Jakarta (ANTARA News) - Komisi Pemberantasan Korupsi (KPK) masih menelusuri aliran dana yang dikeluarkan oleh sejumlah pengembang terkait reklamasi Pantai Utara Jakarta.
"Kami tidak bisa berandai-andai tapi kalau cukup bukti dan kita bisa buktikan bahwa ada aliran dana kemana pun perginya InsyaAllah kita telusuri," kata Wakil Ketua KPK Laode M Syarif di gedung KPK Jakarta, Rabu.
"(Aliran dana) itu semuanya sedang diteliti, jadi kasus ini memang besar makanya diteliti dengan baik," tambah Laode.

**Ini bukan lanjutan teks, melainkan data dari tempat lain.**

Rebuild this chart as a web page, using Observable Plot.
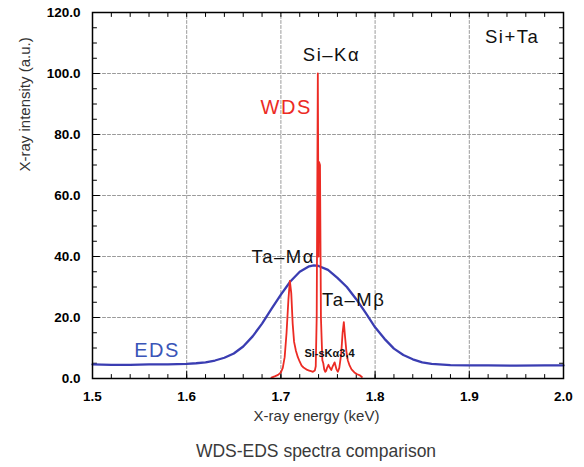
<!DOCTYPE html>
<html>
<head>
<meta charset="utf-8">
<script src="https://cdn.jsdelivr.net/npm/d3@7"></script>
<script src="https://cdn.jsdelivr.net/npm/@observablehq/plot@0.6"></script>
<style>
  html, body { margin: 0; padding: 0; background: #fff; }
  #wrap { width: 584px; height: 467px; font-family: "Liberation Sans", Arial, sans-serif; }
  #caption { height: 31px; line-height: 31px; padding-left: 48px; text-align: center; font-size: 17.5px; color: #3a3a3a; }
</style>
</head>
<body>
<div id="wrap"><div id="chart"></div><div id="caption">WDS-EDS spectra comparison</div></div>
<script>
// EDS spectrum (blue), energy keV / intensity a.u.
const edsE = [1.500,1.520,1.540,1.560,1.580,1.600,1.610,1.620,1.630,1.640,1.650,1.660,1.670,1.680,1.690,1.700,1.710,1.720,1.730,1.735,1.740,1.750,1.760,1.770,1.780,1.790,1.800,1.810,1.820,1.830,1.840,1.850,1.860,1.880,1.900,1.920,1.950,1.980,2.000];
const edsV = [4.6,4.5,4.5,4.6,4.6,4.8,5.0,5.3,5.9,6.8,8.2,10.5,13.8,18.0,22.8,27.5,31.8,35.0,36.8,37.1,36.9,35.6,33.0,30.0,26.0,21.5,16.8,13.0,9.8,7.7,6.3,5.3,4.8,4.4,4.3,4.3,4.2,4.3,4.3];

// WDS spectrum (red)
const wdsE = [1.690,1.694,1.697,1.700,1.702,1.704,1.706,1.708,1.7095,1.711,1.7125,1.714,1.716,1.718,1.720,1.722,1.724,1.726,1.728,1.730,1.732,1.734,1.736,1.737,1.738,1.7392,1.7400,1.7405,1.7415,1.7425,1.744,1.745,1.746,1.747,1.748,1.749,1.7505,1.752,1.7535,1.755,1.757,1.759,1.7605,1.762,1.764,1.7655,1.7668,1.768,1.7695,1.771,1.773,1.775,1.778,1.781,1.784,1.786];
const wdsV = [0.3,0.8,1.2,2.0,3.5,7,15,26,32,28,18,12,9,7,5.5,4.2,3.6,3.2,2.8,2.6,2.4,2.2,2.6,4,20,100,40,71,70,20,6,5,3,2.2,2.5,3.5,4.5,3.5,2.8,4,5.3,3,2.2,3.5,8,15,18.5,14,9,6,4.2,3,2,1.4,1,0.5];

// Axis ticks
const xMajor = [1.5,1.6,1.7,1.8,1.9,2.0];
const xGrid = [1.6,1.7,1.8,1.9];
const yMajor = [0,20,40,60,80,100,120];
const yGrid = [20,40,60,80,100];
const xMinorStep = 0.02;
const yMinorStep = 5;

// Annotations
const blackLabels = ["Si–Kα","Ta–Mα","Ta–Mβ","Si+Ta"];
const blackX = [1.7537,1.7024,1.7773,1.9454];
const blackY = [106,39.7,25.6,111.8];
const smallLabel = ["Si-sKα3,4"];
const smallX = [1.7516];
const smallY = [8.2];
const seriesNames = ["WDS","EDS"];
const seriesColors = ["#ec2b24","#3a55b8"];
const seriesX = [1.7056,1.5685];
const seriesY = [88.9,9.2];

const W = 584, H = 436, mT = 12, mR = 21, mB = 58, mL = 92;
const xDom = [1.5, 2.0], yDom = [0, 120];
const eds = edsE.map((e,i)=>({e, v: edsV[i]}));
const wds = wdsE.map((e,i)=>({e, v: wdsV[i]}));
const xMinor = d3.range(xDom[0], xDom[1] + 1e-9, xMinorStep);
const yMinor = d3.range(yDom[0], yDom[1] + 1e-9, yMinorStep);
const fmt = d => d.toFixed(1);
// tick lengths in pixels, converted to data units (inward ticks)
const yPerPx = (yDom[1]-yDom[0]) / (H - mT - mB);
const xPerPx = (xDom[1]-xDom[0]) / (W - mL - mR);
const minorPx = 4, majorPx = 7;

// segments built from the tick arrays, drawn as line marks (one path per segment)
const vSeg = (vals, y1, y2, tag) => vals.flatMap(v => [{x: v, y: y1, k: tag + v}, {x: v, y: y2, k: tag + v}]);
const hSeg = (vals, x1, x2, tag) => vals.flatMap(v => [{x: x1, y: v, k: tag + v}, {x: x2, y: v, k: tag + v}]);
const gridSegs = [...vSeg(xGrid, yDom[0], yDom[1], "gx"), ...hSeg(yGrid, xDom[0], xDom[1], "gy")];
const tickSegs = [
  ...vSeg(xMinor, yDom[0], yDom[0] + minorPx*yPerPx, "xb"),
  ...vSeg(xMinor, yDom[1], yDom[1] - minorPx*yPerPx, "xt"),
  ...hSeg(yMinor, xDom[0], xDom[0] + minorPx*xPerPx, "yl"),
  ...hSeg(yMinor, xDom[1], xDom[1] - minorPx*xPerPx, "yr"),
  ...vSeg(xMajor, yDom[0], yDom[0] + majorPx*yPerPx, "XB"),
  ...hSeg(yMajor, xDom[0], xDom[0] + majorPx*xPerPx, "YL")
];

const chart = Plot.plot({
  width: W, height: H,
  marginTop: mT, marginRight: mR, marginBottom: mB, marginLeft: mL,
  style: {fontFamily: "'Liberation Sans', Arial, sans-serif", fontSize: "13.5px", background: "#fff", color: "#000"},
  x: {domain: xDom, ticks: xMajor, tickSize: 0, tickPadding: 13, tickFormat: fmt, label: null},
  y: {domain: yDom, ticks: yMajor, tickSize: 0, tickPadding: 12, tickFormat: fmt, label: null},
  marks: [
    Plot.line(gridSegs, {x: "x", y: "y", z: "k", stroke: "#8f8f8f", strokeWidth: 0.9, strokeDasharray: "3,2"}),
    Plot.line(tickSegs, {x: "x", y: "y", z: "k", stroke: "#000", strokeWidth: 1}),
    Plot.line(eds, {x: "e", y: "v", stroke: "#3a3db2", strokeWidth: 2.3}),
    Plot.line(wds, {x: "e", y: "v", stroke: "#ec2b24", strokeWidth: 1.8}),
    Plot.frame({stroke: "#000", strokeWidth: 1.5}),
    Plot.text(blackLabels, {x: (d,i) => blackX[i], y: (d,i) => blackY[i], text: d => d, fontSize: 18.5, fill: "#111"}),
    Plot.text(smallLabel, {x: (d,i) => smallX[i], y: (d,i) => smallY[i], text: d => d, fontSize: 11, fontWeight: "bold", fill: "#111"}),
    Plot.text(seriesNames, {x: (d,i) => seriesX[i], y: (d,i) => seriesY[i], text: d => d, fontSize: 20, fill: (d,i) => seriesColors[i]}),
    Plot.text(["X-ray energy (keV)"], {frameAnchor: "bottom", dy: 42, dx: -11.5, fontSize: 15, fill: "#333"}),
    Plot.text(["X-ray intensity (a.u.)"], {frameAnchor: "left", dx: -67, dy: -24, rotate: -90, fontSize: 15, fill: "#333"})
  ]
});
d3.select(chart).selectAll("g[aria-label$='tick label'] text").attr("font-weight", "bold");
d3.select(chart).selectAll("text").filter(function(){ return blackLabels.includes(this.textContent) || seriesNames.includes(this.textContent); }).style("letter-spacing", "1.5px");
document.getElementById("chart").appendChild(chart);
</script>
</body>
</html>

Sebelumnya, Gubernur DKI Jakarta Basuki Tjahaja Purnama alias Ahok mengakui adanya "perjanjian preman" dengan pengembang dalam pelaksanaan reklamasi karena tidak ada peraturan daerah (Perda) yang bisa dijadikan sebagai landasan kuat untuk mengenakan kewajiban tambahan.
Menurut Ahok, kesepakatan itu dibuat berlandaskan Keputusan Presiden Nomor 52 Tahun 1995 tentang Reklamasi Pantai Utara Jakarta.
Dalam "perjanjian preman" tersebut, empat perusahaan pengembang yang melaksanakan proyek reklamasi, yaitu PT Muara Wisesa, PT Jakarta Propertindo, PT Taman Harapan Indah dan PT Jaladri Kartika Pakci, disebut akan membantu Pemerintah Provinsi DKI Jakarta mengendalikan banjir di kawasan utara Jakarta.
Menurut Ahok, khusus PT Agung Podomoro Land sudah mengeluarkan Rp200 miliar. Namun, nominal tersebut belum sepenuhnya dari nilai kontribusi tambahan yang semestinya.
KPK sudah memeriksa sejumlah pihak dan menetapkan tersangka dalam perkara suap terkait pembahasan rancangan peraturan terkait reklamasi di Jakarta.
KPK menetapkan Presiden Direktur PT Agung Podomoro Arieswan Widjaja dan Personal Assistant PT Agung Podomoro Land Trinanda Prihantoro sebagai tersangka pemberi suap Rp2 miliar kepada Ketua Fraksi Partai Gerindra DPRD DKI Jakarta Mohamad Sanusi.